RAW DATA:
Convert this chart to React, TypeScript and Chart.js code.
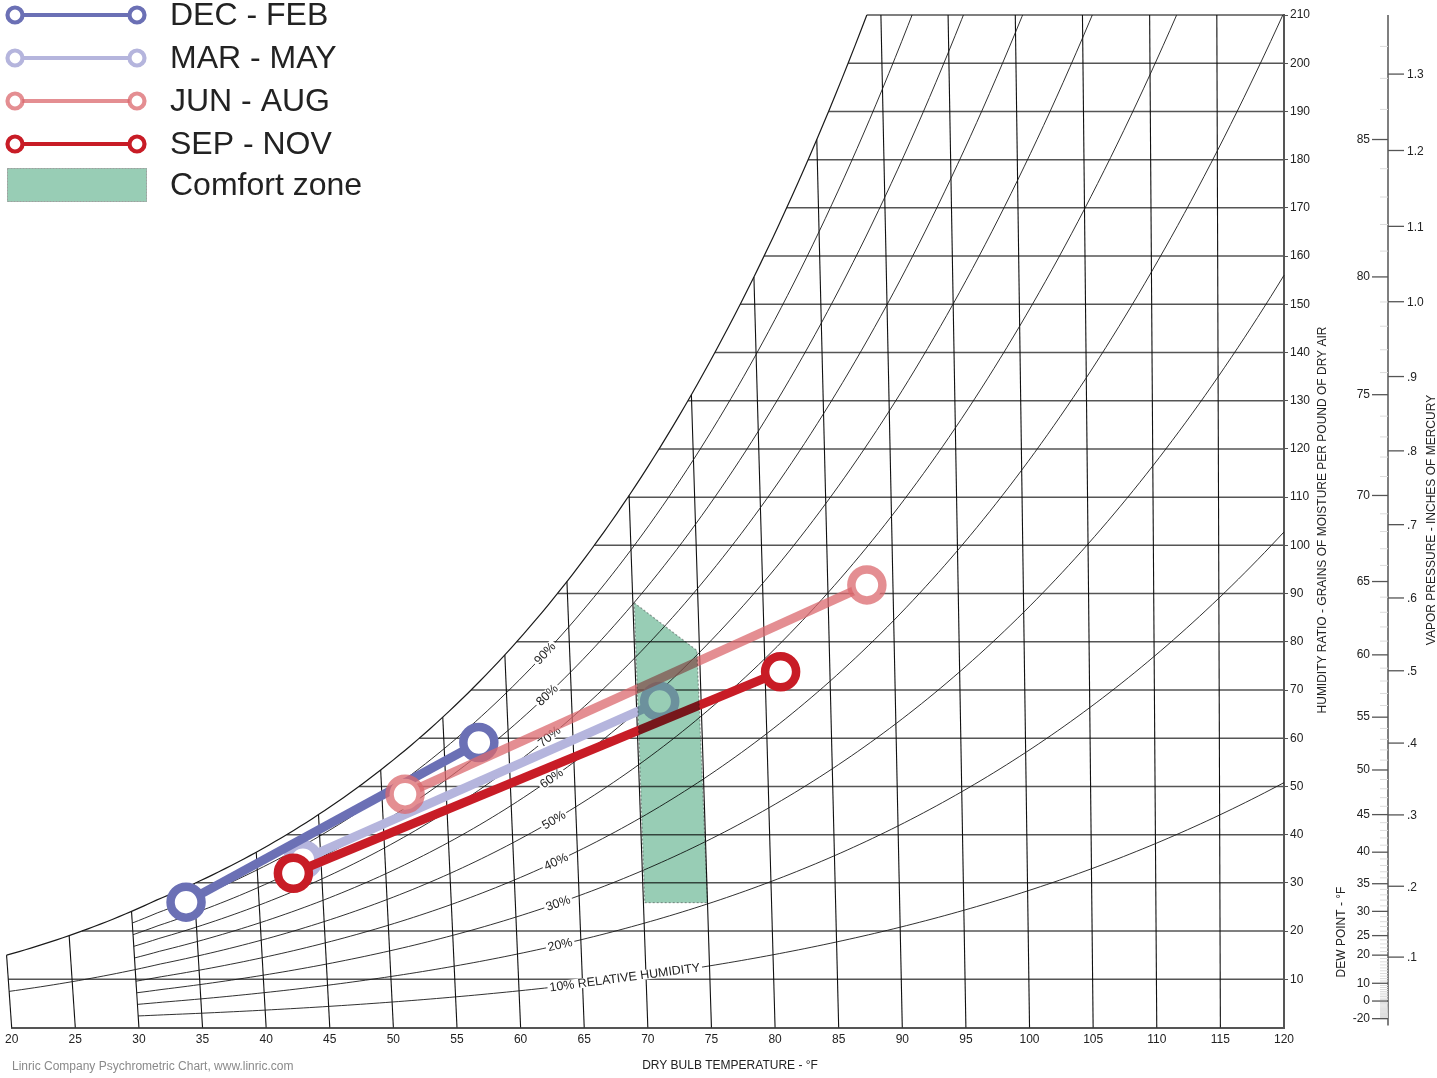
import React, { useEffect, useRef } from 'react';
import { Chart, registerables } from 'chart.js';

Chart.register(...registerables);

// ---------------- data ----------------
const SEASONS = ['DEC - FEB', 'MAR - MAY', 'JUN - AUG', 'SEP - NOV'];
const SEASON_COLORS = ['rgb(107,112,181)', 'rgb(181,181,221)', 'rgba(219,104,110,0.75)', 'rgb(200,28,38)'];
const SEASON_DRAW_ORDER = [3, 4, 2, 1];
// dry bulb (°F) and humidity ratio (grains/lb) of each season's two end points
const START_DRY_BULB = [34.3, 43.6, 51.8, 42.8];
const START_GRAINS = [26.0, 34.8, 48.4, 32.0];
const END_DRY_BULB = [57.7, 71.8, 88.0, 81.2];
const END_GRAINS = [59.1, 67.6, 91.8, 73.8];

const COMFORT_LABEL = 'Comfort zone';
const COMFORT_DRY_BULB = [70.1, 74.8, 75.0, 70.1];
const COMFORT_GRAINS = [88.1, 78.2, 25.9, 25.9];

// chart furniture
const DRY_BULB_LINES = [20, 25, 30, 35, 40, 45, 50, 55, 60, 65, 70, 75, 80, 85, 90, 95, 100, 105, 110, 115];
const GRAIN_LINES = [10, 20, 30, 40, 50, 60, 70, 80, 90, 100, 110, 120, 130, 140, 150, 160, 170, 180, 190, 200, 210];
const RH_CURVES = [10, 20, 30, 40, 50, 60, 70, 80, 90];
const RH_CURVE_START = [30, 30, 30, 30, 20, 30, 30, 30, 30];
const RH_LABEL_DRY_BULB = 62.4;
const DEW_POINT_TICKS = [-20, 0, 10, 20, 25, 30, 35, 40, 45, 50, 55, 60, 65, 70, 75, 80, 85];
const VAPOR_PRESSURE_TICKS = [0.1, 0.2, 0.3, 0.4, 0.5, 0.6, 0.7, 0.8, 0.9, 1.0, 1.1, 1.2, 1.3];

const T_MIN = 20;
const T_MAX = 120;
const W_MAX = 210;
const P_ATM = 14.696; // psia
const SKEW = 0.000267; // dry-bulb lines lean on this chart

const FONT = "'Liberation Sans', Arial, Helvetica, sans-serif";

// ---------------- psychrometrics ----------------
function satPressurePsia(tF: number): number {
  const T = tF + 459.67;
  if (tF < 32) {
    return Math.exp(
      -1.0214165e4 / T - 4.8932428 - 5.3765794e-3 * T + 1.9202377e-7 * T * T +
        3.5575832e-10 * T ** 3 - 9.0344688e-14 * T ** 4 + 4.1635019 * Math.log(T)
    );
  }
  return Math.exp(
    -1.0440397e4 / T - 1.129465e1 - 2.7022355e-2 * T + 1.289036e-5 * T * T -
      2.4780681e-9 * T ** 3 + 6.5459673 * Math.log(T)
  );
}
const grainsFromPw = (pw: number) => (7000 * 0.621945 * pw) / (P_ATM - pw);
const grainsAt = (tF: number, rh: number) => grainsFromPw(rh * satPressurePsia(tF));
function dewPoint(w: number): number {
  let lo = -60, hi = 130;
  for (let i = 0; i < 60; i++) {
    const mid = (lo + hi) / 2;
    if (grainsAt(mid, 1) < w) lo = mid; else hi = mid;
  }
  return (lo + hi) / 2;
}
const chartX = (tF: number, w: number) => tF - SKEW * (T_MAX - tF) * w;

function rhCurve(rh: number, tStart: number): [number, number][] {
  const pts: [number, number][] = [];
  const step = 0.5;
  for (let t = tStart; t <= T_MAX + 1e-9; t += step) {
    const w = grainsAt(t, rh);
    if (w > W_MAX) {
      let lo = t - step, hi = t;
      for (let i = 0; i < 40; i++) {
        const mid = (lo + hi) / 2;
        if (grainsAt(mid, rh) < W_MAX) lo = mid; else hi = mid;
      }
      pts.push([(lo + hi) / 2, W_MAX]);
      break;
    }
    pts.push([t, w]);
  }
  return pts;
}

// ---------------- drawing plugin ----------------
const psychroPlugin = {
  id: 'psychro',
  beforeDatasetsDraw(chart: any) {
    const { ctx } = chart;
    const xs = chart.scales.x, ys = chart.scales.y;
    const pt = (t: number, w: number): [number, number] => [xs.getPixelForValue(chartX(t, w)), ys.getPixelForValue(w)];
    ctx.save();

    // humidity-ratio lines
    ctx.strokeStyle = '#555';
    ctx.lineWidth = 1.5;
    for (const w of GRAIN_LINES) {
      const t0 = Math.max(dewPoint(w), T_MIN);
      const [x0, y0] = pt(t0, w);
      const [x1] = pt(T_MAX, w);
      ctx.beginPath();
      ctx.moveTo(x0, y0);
      ctx.lineTo(x1, y0);
      ctx.stroke();
    }

    // dry-bulb lines
    ctx.strokeStyle = '#111';
    ctx.lineWidth = 1.1;
    for (const t of DRY_BULB_LINES) {
      const wTop = Math.min(grainsAt(t, 1), W_MAX);
      const [x0, y0] = pt(t, 0);
      const [x1, y1] = pt(t, wTop);
      ctx.beginPath();
      ctx.moveTo(x0, y0);
      ctx.lineTo(x1, y1);
      ctx.stroke();
    }

    // relative humidity curves
    const drawCurve = (pts: [number, number][]) => {
      ctx.beginPath();
      pts.forEach(([t, w], i) => {
        const [x, y] = pt(t, w);
        if (i === 0) ctx.moveTo(x, y); else ctx.lineTo(x, y);
      });
      ctx.stroke();
    };
    ctx.strokeStyle = '#1a1a1a';
    ctx.lineWidth = 0.9;
    RH_CURVES.forEach((rh, i) => drawCurve(rhCurve(rh / 100, RH_CURVE_START[i])));
    // saturation curve
    ctx.lineWidth = 1.2;
    drawCurve(rhCurve(1, T_MIN));

    // RH labels
    ctx.font = `12.5px ${FONT}`;
    RH_CURVES.forEach((rh) => {
      const text = rh === 10 ? '10% RELATIVE HUMIDITY' : `${rh}%`;
      const tw = ctx.measureText(text).width;
      const [x0, y0] = pt(RH_LABEL_DRY_BULB, grainsAt(RH_LABEL_DRY_BULB, rh / 100));
      let t1 = RH_LABEL_DRY_BULB, x1 = x0, y1 = y0;
      while (Math.hypot(x1 - x0, y1 - y0) < tw && t1 < T_MAX) {
        t1 += 0.05;
        [x1, y1] = pt(t1, grainsAt(t1, rh / 100));
      }
      const ang = Math.atan2(y1 - y0, x1 - x0);
      ctx.save();
      ctx.translate(x0, y0);
      ctx.rotate(ang);
      ctx.fillStyle = '#fff';
      ctx.fillRect(-2, -5, tw + 4, 10);
      ctx.fillStyle = '#222';
      ctx.textAlign = 'left';
      ctx.textBaseline = 'middle';
      ctx.fillText(text, 0, 0.5);
      ctx.restore();
    });
    ctx.restore();
  },

  afterDatasetsDraw(chart: any) {
    const { ctx } = chart;
    const xs = chart.scales.x, ys = chart.scales.y;
    ctx.save();
    ctx.globalCompositeOperation = 'multiply';
    ctx.beginPath();
    COMFORT_DRY_BULB.forEach((t, i) => {
      const w = COMFORT_GRAINS[i];
      const x = xs.getPixelForValue(chartX(t, w));
      const y = ys.getPixelForValue(w);
      if (i === 0) ctx.moveTo(x, y); else ctx.lineTo(x, y);
    });
    ctx.closePath();
    ctx.fillStyle = 'rgb(152,205,181)';
    ctx.fill();
    ctx.setLineDash([2, 2]);
    ctx.strokeStyle = '#a9a9a9';
    ctx.lineWidth = 1.2;
    ctx.stroke();
    ctx.restore();
  },

  afterDraw(chart: any) {
    const { ctx, chartArea } = chart;
    const ys = chart.scales.y;
    ctx.save();

    // dew point / vapor pressure axis
    const ax = chartArea.right + 104;
    ctx.strokeStyle = '#555';
    ctx.lineWidth = 1.5;
    ctx.beginPath();
    ctx.moveTo(ax, chartArea.top);
    ctx.lineTo(ax, chartArea.bottom - 2);
    ctx.stroke();
    // minor dew point ticks
    ctx.strokeStyle = '#dcdcdc';
    ctx.lineWidth = 1;
    for (let td = -20; td <= 88; td++) {
      if (DEW_POINT_TICKS.includes(td)) continue;
      const y = ys.getPixelForValue(grainsAt(td, 1));
      if (y < chartArea.top) continue;
      ctx.beginPath();
      ctx.moveTo(ax - 8, y);
      ctx.lineTo(ax, y);
      ctx.stroke();
    }
    ctx.font = `12px ${FONT}`;
    ctx.fillStyle = '#222';
    ctx.textBaseline = 'middle';
    ctx.strokeStyle = '#555';
    ctx.lineWidth = 1.3;
    ctx.textAlign = 'right';
    for (const td of DEW_POINT_TICKS) {
      const y = ys.getPixelForValue(grainsAt(td, 1));
      ctx.beginPath();
      ctx.moveTo(ax - 16, y);
      ctx.lineTo(ax, y);
      ctx.stroke();
      ctx.fillText(String(td), ax - 18, y);
    }
    ctx.textAlign = 'left';
    for (const p of VAPOR_PRESSURE_TICKS) {
      const y = ys.getPixelForValue(grainsFromPw(p * 0.491154));
      ctx.beginPath();
      ctx.moveTo(ax, y);
      ctx.lineTo(ax + 16, y);
      ctx.stroke();
      const lab = p < 0.95 ? '.' + Math.round(p * 10) : p.toFixed(1);
      ctx.fillText(lab, ax + 19, y + 1);
    }

    // rotated axis titles
    const vText = (text: string, x: number, y: number) => {
      ctx.save();
      ctx.translate(x, y);
      ctx.rotate(-Math.PI / 2);
      ctx.textAlign = 'center';
      ctx.textBaseline = 'middle';
      ctx.fillText(text, 0, 0);
      ctx.restore();
    };
    ctx.fillStyle = '#222';
    vText('HUMIDITY RATIO - GRAINS OF MOISTURE PER POUND OF DRY AIR', chartArea.right + 39, 520);
    vText('DEW POINT - °F', ax - 46, 932);
    vText('VAPOR PRESSURE - INCHES OF MERCURY', ax + 44, 520);

    // bottom texts
    ctx.textAlign = 'center';
    ctx.textBaseline = 'middle';
    ctx.fillText('DRY BULB TEMPERATURE - °F', 730, 1066);
    ctx.textAlign = 'left';
    ctx.fillStyle = '#8a8a8a';
    ctx.fillText('Linric Company Psychrometric Chart, www.linric.com', 12, 1067);

    // legend
    ctx.font = `32px ${FONT}`;
    SEASONS.forEach((label, i) => {
      const y = 15 + i * 43;
      ctx.strokeStyle = SEASON_COLORS[i];
      ctx.lineWidth = 4;
      ctx.beginPath();
      ctx.moveTo(22, y);
      ctx.lineTo(130, y);
      ctx.stroke();
      for (const cx of [15, 137]) {
        ctx.beginPath();
        ctx.arc(cx, y, 7.5, 0, Math.PI * 2);
        ctx.fillStyle = '#fff';
        ctx.fill();
        ctx.lineWidth = 4.2;
        ctx.stroke();
      }
      ctx.fillStyle = '#222';
      ctx.textAlign = 'left';
      ctx.textBaseline = 'middle';
      ctx.fillText(label, 170, y + 1);
    });
    ctx.fillStyle = 'rgb(152,205,181)';
    ctx.fillRect(7, 168, 140, 34);
    ctx.setLineDash([2, 1]);
    ctx.strokeStyle = '#a0a0a0';
    ctx.lineWidth = 1;
    ctx.strokeRect(7.5, 168.5, 139, 33);
    ctx.setLineDash([]);
    ctx.fillStyle = '#222';
    ctx.fillText(COMFORT_LABEL, 170, 186);

    ctx.restore();
  },
};

export default function App() {
  const canvasRef = useRef<HTMLCanvasElement | null>(null);

  useEffect(() => {
    if (!canvasRef.current) return;
    const datasets = SEASONS.map((label, i) => ({
      label,
      data: [
        { x: chartX(START_DRY_BULB[i], START_GRAINS[i]), y: START_GRAINS[i] },
        { x: chartX(END_DRY_BULB[i], END_GRAINS[i]), y: END_GRAINS[i] },
      ],
      showLine: true,
      order: SEASON_DRAW_ORDER[i],
      borderColor: SEASON_COLORS[i],
      borderWidth: 9,
      pointRadius: 15.5,
      pointBorderWidth: 8.5,
      pointBorderColor: SEASON_COLORS[i],
      pointBackgroundColor: '#ffffff',
      clip: false,
    }));

    const chart = new Chart(canvasRef.current, {
      type: 'scatter',
      data: { datasets },
      options: {
        responsive: false,
        animation: false,
        events: [],
        layout: { autoPadding: false, padding: { left: 11, top: 15, right: 0, bottom: 0 } },
        plugins: { legend: { display: false }, tooltip: { enabled: false } },
        scales: {
          x: {
            type: 'linear',
            min: T_MIN,
            max: T_MAX,
            position: 'bottom',
            afterFit: (s: any) => { s.height = 50.5; },
            grid: { display: true, drawOnChartArea: false, drawTicks: false },
            border: { display: true, color: '#555', width: 2 },
            ticks: { stepSize: 5, autoSkip: false, maxRotation: 0, padding: 5, color: '#222', font: { size: 12, family: FONT } },
          },
          y: {
            type: 'linear',
            min: 0,
            max: W_MAX,
            position: 'right',
            afterFit: (s: any) => { s.width = 153; },
            afterBuildTicks: (s: any) => { s.ticks = s.ticks.filter((t: any) => t.value !== 0); },
            grid: { display: true, drawOnChartArea: false, drawTicks: true, tickLength: 4, color: '#555' },
            border: { display: true, color: '#555', width: 2 },
            ticks: { stepSize: 10, autoSkip: false, padding: 2, color: '#222', font: { size: 12, family: FONT } },
          },
        },
      },
      plugins: [psychroPlugin],
    } as any);
    return () => chart.destroy();
  }, []);

  return (
    <div style={{ position: 'fixed', left: 0, top: 0, width: 1437, height: 1078, background: '#fff' }}>
      <canvas ref={canvasRef} width={1437} height={1078} style={{ display: 'block' }} />
    </div>
  );
}
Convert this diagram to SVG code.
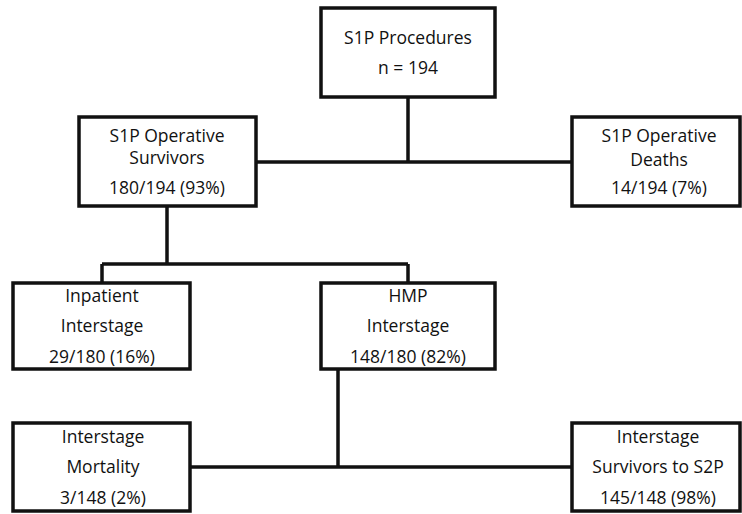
<svg xmlns="http://www.w3.org/2000/svg" width="742" height="514" viewBox="0 0 742 514">
<style>
.box{fill:#fff;stroke:#111;stroke-width:3.5}
.t{font-family:"Open Sans","Noto Sans","Liberation Sans",sans-serif;font-size:17.5px;fill:#111;text-anchor:middle}
.c{fill:none;stroke:#111;stroke-width:3.5}
</style>
<rect width="742" height="514" fill="#fff"/>
<g id="connectors">
<path class="c" d="M408,97 V162 M256,162 H572"/>
<path class="c" d="M167,206 V264 M102,264 H408 M102,264 V283 M408,264 V283"/>
<path class="c" d="M338,369 V467 M190,467 H572"/>
</g>
<g id="n1">
<rect class="box" x="321" y="8" width="174" height="89"/>
<text class="t" x="408" y="44">S1P Procedures</text>
<text class="t" x="408" y="74">n = 194</text>
</g>
<g id="n2">
<rect class="box" x="79" y="117" width="177" height="89"/>
<text class="t" x="167" y="142">S1P Operative</text>
<text class="t" x="167" y="164">Survivors</text>
<text class="t" x="167" y="194">180/194 (93%)</text>
</g>
<g id="n3">
<rect class="box" x="572" y="117" width="168" height="89"/>
<text class="t" x="659" y="142">S1P Operative</text>
<text class="t" x="659" y="166">Deaths</text>
<text class="t" x="659" y="194">14/194 (7%)</text>
</g>
<g id="n4">
<rect class="box" x="13" y="283" width="177" height="86"/>
<text class="t" x="102" y="302">Inpatient</text>
<text class="t" x="102" y="332">Interstage</text>
<text class="t" x="102" y="363">29/180 (16%)</text>
</g>
<g id="n5">
<rect class="box" x="321" y="283" width="174" height="86"/>
<text class="t" x="408" y="302">HMP</text>
<text class="t" x="408" y="332">Interstage</text>
<text class="t" x="408" y="363">148/180 (82%)</text>
</g>
<g id="n6">
<rect class="box" x="13" y="423" width="177" height="88"/>
<text class="t" x="103" y="443">Interstage</text>
<text class="t" x="103" y="473">Mortality</text>
<text class="t" x="103" y="504">3/148 (2%)</text>
</g>
<g id="n7">
<rect class="box" x="572" y="423" width="168" height="88"/>
<text class="t" x="658" y="443">Interstage</text>
<text class="t" x="658" y="473">Survivors to S2P</text>
<text class="t" x="658" y="504">145/148 (98%)</text>
</g>
</svg>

WHAT THIS TASK INVOLVES: Repeat word for word the lines above, from the first entry through the line containing "Chart.register(...registerables);", with both ends kept and the pictures dropped.

REPLY:
Convert this chart to React, TypeScript and Chart.js code.
import React, { useEffect, useRef } from 'react';
import { Chart, registerables } from 'chart.js';

Chart.register(...registerables);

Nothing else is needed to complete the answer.